If there is a difficult passage, or new division, you can have them imitate the divisions as you demonstrate. When you read the music, always ask if the passage you demonstrated can be found. In kindergarten, you can begin to introduce the time signature by asking, " what is the largest number we counted to? Does it tell us this on the music?" From first grade through eighth, you should always review the time signature before counting the beats.

Counting the Beat format is critical to nonreaders, and developing a team atmosphere. It something everyone can understand and accomplish. For introduction and reinforcement of steady beat, divisions of time, and sound, and instant success at associating known numbers into sound divisions, counting the beats is your best tool. Counting the beats while following the Rhythm format helps students to transfer the counted divisions into chanted rhythms, that sustain the sound throughout the division. Developing the note associations to numbered divisions will lead to counting the beats from the Music format, once this is mastered, the Beats format becomes a valuable resource for practicing NEW or DIFFICULT passages.


After counting the beats, ask the students what was the highest number we counted? (4) Which number did we start on? (4) Where are the other beats? Count the beats again and challenge the students to find the missing beats. Repeat until the missing beats are located at the end of the tune. Count the last measure and add the pickup beats to complete the measure. Ask the students to identify the total number of beats in each measure, or the highest number counted between each barline. Demonstrate how the pick-up beat feels as if you are being "jump-started" and the feeling of being lifted up as you start from a pick-up beat. It "get's you going."
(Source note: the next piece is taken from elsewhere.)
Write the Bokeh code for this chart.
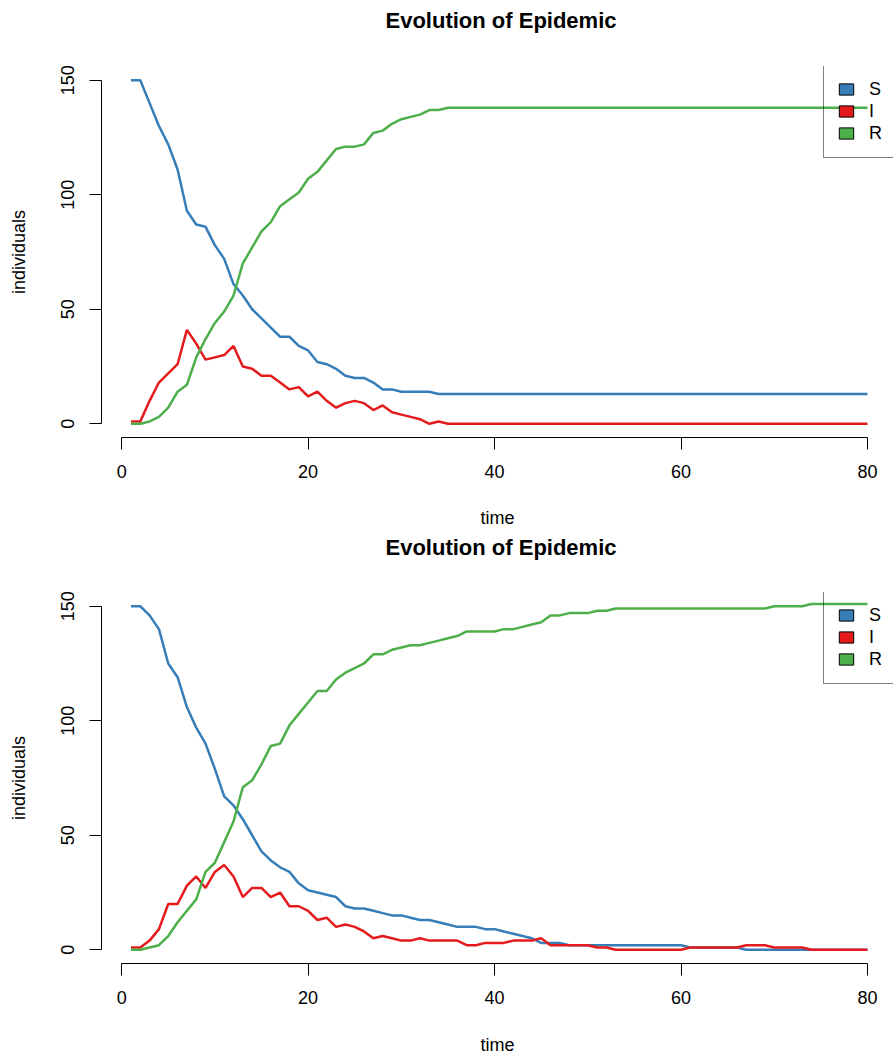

  • What is the highest number we counted?
  • Where is this number on the staff?
  • Is it the top or bottom number?
  • Why does the first and last measure not have all the beats (pickup beats)
  • If the note has 1/2 under it, how many beats does it have? (1/2/3/4)?
  • How many beats are in each measure?
  • How many measures are there in the whole song?
  • How many total beats are in the song?
  • Are any of the beats divided into halves? Where?
  • How many ti's make one ta?
  • Are there any repeated sections? Where?
  • If we called this section (staff) red, what could we call this section (staff)?


  • Where does the music tell us how manyeats are in each measure?
  • Why does the first and last measure not have all the beats (pickup beats)
  • Are there any divisions of the beat? Where?
  • What does the dot mean?
  • Which note will count as a beat?
  • Does the beat divisions change? Where?
  • How much of a beat does the slash (/) receive?
  • How many measures are in the song? Multiply this by the number of beats in each measure.
  • How many total beats are in the song?
  • Are there any additional tempo markings? Where?
  • Are there any additional rhythm markings? Where?
  • Where is the toughest passage? Can some one clap it for us?
  • Are there any syncopated beats? Where? Why are the called syncopated?
  • Are there any repeated sections? Where?
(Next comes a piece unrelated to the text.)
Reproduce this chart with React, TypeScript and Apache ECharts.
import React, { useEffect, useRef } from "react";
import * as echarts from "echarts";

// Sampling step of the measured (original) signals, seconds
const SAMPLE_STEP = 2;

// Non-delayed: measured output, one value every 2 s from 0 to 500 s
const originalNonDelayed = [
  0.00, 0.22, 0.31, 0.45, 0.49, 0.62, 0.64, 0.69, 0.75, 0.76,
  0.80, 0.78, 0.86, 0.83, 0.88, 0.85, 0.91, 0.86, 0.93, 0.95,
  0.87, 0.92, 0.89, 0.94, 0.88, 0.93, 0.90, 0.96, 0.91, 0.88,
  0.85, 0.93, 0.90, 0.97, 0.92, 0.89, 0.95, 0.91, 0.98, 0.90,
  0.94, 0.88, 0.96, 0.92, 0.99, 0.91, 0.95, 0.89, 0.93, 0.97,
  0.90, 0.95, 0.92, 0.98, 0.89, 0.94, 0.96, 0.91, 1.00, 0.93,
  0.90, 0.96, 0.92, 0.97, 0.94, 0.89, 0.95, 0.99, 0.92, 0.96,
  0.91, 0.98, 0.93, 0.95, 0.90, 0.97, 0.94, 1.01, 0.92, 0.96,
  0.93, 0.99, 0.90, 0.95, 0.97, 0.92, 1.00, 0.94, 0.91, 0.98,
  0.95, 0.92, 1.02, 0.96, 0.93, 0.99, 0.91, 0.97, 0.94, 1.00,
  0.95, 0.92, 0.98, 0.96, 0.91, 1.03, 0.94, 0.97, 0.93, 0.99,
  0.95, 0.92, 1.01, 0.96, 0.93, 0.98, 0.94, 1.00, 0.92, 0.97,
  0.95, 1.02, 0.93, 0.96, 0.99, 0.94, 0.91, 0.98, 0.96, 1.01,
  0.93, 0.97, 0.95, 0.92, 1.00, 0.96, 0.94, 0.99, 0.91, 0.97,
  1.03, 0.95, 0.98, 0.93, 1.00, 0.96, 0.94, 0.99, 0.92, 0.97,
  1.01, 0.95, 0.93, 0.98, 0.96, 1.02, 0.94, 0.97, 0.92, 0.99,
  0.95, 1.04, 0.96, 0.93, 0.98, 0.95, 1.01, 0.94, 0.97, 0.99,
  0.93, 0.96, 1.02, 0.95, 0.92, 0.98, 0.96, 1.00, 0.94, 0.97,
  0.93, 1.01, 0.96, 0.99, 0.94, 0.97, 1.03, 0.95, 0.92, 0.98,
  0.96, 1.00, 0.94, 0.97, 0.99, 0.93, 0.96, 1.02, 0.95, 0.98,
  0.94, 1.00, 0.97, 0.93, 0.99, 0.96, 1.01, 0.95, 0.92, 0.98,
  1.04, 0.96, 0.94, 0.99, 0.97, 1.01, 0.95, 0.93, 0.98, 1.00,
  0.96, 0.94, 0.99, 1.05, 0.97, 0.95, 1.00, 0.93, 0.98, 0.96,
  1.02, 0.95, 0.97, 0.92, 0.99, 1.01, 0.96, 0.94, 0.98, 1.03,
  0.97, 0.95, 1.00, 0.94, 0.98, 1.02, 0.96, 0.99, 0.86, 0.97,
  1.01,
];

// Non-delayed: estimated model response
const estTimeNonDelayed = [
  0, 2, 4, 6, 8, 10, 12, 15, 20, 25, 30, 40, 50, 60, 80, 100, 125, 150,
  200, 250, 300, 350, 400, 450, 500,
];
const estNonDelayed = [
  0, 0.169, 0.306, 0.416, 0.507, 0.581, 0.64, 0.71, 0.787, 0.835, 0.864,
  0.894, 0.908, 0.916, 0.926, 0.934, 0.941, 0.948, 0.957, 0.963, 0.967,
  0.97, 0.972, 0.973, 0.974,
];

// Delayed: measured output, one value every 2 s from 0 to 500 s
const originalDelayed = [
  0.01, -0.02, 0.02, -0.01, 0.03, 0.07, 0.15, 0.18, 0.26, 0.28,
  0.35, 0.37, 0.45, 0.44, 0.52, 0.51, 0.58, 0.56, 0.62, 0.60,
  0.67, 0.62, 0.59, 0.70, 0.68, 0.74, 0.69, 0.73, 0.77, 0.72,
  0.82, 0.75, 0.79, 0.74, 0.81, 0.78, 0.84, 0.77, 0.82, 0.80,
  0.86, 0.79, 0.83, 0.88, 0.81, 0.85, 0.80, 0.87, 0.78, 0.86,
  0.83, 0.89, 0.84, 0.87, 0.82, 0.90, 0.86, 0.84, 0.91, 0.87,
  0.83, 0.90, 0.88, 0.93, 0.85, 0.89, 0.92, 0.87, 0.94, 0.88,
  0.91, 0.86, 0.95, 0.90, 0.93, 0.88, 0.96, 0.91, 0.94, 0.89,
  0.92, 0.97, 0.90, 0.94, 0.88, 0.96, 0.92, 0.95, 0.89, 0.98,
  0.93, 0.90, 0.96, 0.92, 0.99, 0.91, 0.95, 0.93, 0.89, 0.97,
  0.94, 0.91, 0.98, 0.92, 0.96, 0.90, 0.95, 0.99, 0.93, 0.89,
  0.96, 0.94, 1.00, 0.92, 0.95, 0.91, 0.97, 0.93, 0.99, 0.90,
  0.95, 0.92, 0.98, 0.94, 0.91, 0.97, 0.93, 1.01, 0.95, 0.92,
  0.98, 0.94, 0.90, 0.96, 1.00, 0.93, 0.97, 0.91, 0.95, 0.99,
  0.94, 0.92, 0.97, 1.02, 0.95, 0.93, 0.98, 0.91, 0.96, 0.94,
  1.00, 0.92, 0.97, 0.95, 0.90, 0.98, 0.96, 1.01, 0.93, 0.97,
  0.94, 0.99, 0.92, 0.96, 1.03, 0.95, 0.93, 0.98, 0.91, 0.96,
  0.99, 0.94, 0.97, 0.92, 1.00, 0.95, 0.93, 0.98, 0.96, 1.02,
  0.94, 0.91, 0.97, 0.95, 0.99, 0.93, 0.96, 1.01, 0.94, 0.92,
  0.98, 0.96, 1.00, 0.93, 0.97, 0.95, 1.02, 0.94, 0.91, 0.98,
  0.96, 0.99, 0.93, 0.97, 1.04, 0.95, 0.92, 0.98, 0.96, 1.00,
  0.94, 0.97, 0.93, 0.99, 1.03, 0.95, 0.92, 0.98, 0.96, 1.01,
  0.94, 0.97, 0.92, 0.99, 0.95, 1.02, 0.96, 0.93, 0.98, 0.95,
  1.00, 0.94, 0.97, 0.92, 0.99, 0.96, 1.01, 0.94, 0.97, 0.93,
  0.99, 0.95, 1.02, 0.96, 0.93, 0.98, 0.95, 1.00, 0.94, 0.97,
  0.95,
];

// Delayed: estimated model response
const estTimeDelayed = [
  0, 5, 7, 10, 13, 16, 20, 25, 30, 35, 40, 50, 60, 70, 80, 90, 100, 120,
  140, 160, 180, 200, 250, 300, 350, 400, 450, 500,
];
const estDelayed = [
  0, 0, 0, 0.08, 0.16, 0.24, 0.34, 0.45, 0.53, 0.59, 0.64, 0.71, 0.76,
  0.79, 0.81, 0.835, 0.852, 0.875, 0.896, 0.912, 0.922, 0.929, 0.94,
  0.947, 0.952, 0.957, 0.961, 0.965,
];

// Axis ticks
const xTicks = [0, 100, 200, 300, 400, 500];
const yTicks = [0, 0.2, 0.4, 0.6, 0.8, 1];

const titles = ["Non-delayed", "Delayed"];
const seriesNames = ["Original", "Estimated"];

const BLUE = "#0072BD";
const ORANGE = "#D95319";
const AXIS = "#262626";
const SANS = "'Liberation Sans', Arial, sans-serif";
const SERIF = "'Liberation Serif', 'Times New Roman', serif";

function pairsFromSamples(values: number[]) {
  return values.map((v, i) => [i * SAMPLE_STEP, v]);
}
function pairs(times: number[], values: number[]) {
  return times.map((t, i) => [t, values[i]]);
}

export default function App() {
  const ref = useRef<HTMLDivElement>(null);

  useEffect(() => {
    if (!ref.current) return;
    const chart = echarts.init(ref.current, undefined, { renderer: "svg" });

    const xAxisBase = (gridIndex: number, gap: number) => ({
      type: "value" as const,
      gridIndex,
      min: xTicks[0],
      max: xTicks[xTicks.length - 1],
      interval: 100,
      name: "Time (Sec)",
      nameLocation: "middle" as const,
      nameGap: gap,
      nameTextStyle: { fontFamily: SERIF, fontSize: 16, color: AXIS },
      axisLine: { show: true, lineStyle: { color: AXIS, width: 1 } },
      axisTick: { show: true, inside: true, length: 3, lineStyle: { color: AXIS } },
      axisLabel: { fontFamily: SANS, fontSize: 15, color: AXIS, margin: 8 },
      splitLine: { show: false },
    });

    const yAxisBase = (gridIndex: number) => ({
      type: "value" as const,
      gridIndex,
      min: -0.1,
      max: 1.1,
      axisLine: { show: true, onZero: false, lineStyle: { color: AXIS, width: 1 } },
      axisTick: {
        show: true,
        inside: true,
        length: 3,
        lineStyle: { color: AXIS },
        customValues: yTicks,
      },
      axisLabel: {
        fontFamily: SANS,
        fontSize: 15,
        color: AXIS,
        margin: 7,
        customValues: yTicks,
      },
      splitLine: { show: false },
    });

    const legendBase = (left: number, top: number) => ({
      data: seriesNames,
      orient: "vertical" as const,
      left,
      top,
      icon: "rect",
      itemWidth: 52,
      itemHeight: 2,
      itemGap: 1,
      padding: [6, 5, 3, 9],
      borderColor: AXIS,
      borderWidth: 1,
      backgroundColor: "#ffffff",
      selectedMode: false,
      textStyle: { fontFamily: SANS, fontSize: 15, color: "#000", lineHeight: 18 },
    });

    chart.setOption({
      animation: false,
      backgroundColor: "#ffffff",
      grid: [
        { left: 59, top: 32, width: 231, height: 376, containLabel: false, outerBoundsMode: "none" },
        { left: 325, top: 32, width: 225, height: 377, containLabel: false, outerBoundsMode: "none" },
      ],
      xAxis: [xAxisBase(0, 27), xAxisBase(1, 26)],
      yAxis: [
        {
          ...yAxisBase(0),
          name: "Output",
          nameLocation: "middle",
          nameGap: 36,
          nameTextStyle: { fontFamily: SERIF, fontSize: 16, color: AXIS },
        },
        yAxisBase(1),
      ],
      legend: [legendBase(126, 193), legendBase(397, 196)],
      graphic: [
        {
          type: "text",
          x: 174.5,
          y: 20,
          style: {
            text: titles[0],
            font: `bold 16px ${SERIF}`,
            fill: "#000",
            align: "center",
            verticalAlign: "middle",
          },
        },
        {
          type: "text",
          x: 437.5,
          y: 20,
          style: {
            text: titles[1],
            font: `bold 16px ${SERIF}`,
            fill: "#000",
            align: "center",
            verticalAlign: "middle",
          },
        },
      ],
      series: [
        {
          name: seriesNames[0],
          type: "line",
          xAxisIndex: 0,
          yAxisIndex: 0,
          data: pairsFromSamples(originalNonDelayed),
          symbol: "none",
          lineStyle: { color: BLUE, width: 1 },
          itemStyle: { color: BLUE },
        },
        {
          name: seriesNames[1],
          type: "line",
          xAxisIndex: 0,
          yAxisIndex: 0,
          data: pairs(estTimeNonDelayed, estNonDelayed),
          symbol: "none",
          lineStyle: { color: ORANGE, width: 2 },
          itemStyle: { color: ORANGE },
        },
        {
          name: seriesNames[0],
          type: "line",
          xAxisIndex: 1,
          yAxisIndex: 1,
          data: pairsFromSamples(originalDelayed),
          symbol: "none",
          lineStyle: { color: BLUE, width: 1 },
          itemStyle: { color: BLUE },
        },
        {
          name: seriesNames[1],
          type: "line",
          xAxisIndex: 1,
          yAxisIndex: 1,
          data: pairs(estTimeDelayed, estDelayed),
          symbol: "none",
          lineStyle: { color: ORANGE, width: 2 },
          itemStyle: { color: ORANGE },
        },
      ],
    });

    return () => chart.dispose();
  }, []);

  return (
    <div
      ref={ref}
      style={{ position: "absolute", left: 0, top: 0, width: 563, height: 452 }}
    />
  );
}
1. Let the ADD or ADHD student use a pointer as the class counts the beats.
2. They may pick a helper if not able to maintain moderate a steady beat.
3. Mimic the tapping of the beat while pointing to the notes.
4. Slow the pace allowing the greatest number of students to achieve success.
5. Once mastered, increase the pace.
6. After the pitches are known, return to the Beat format and count the beats "on pitch."
7. Practice difficult passages first.
8. Challenge the class by posting each class's total number of readings to master the tune.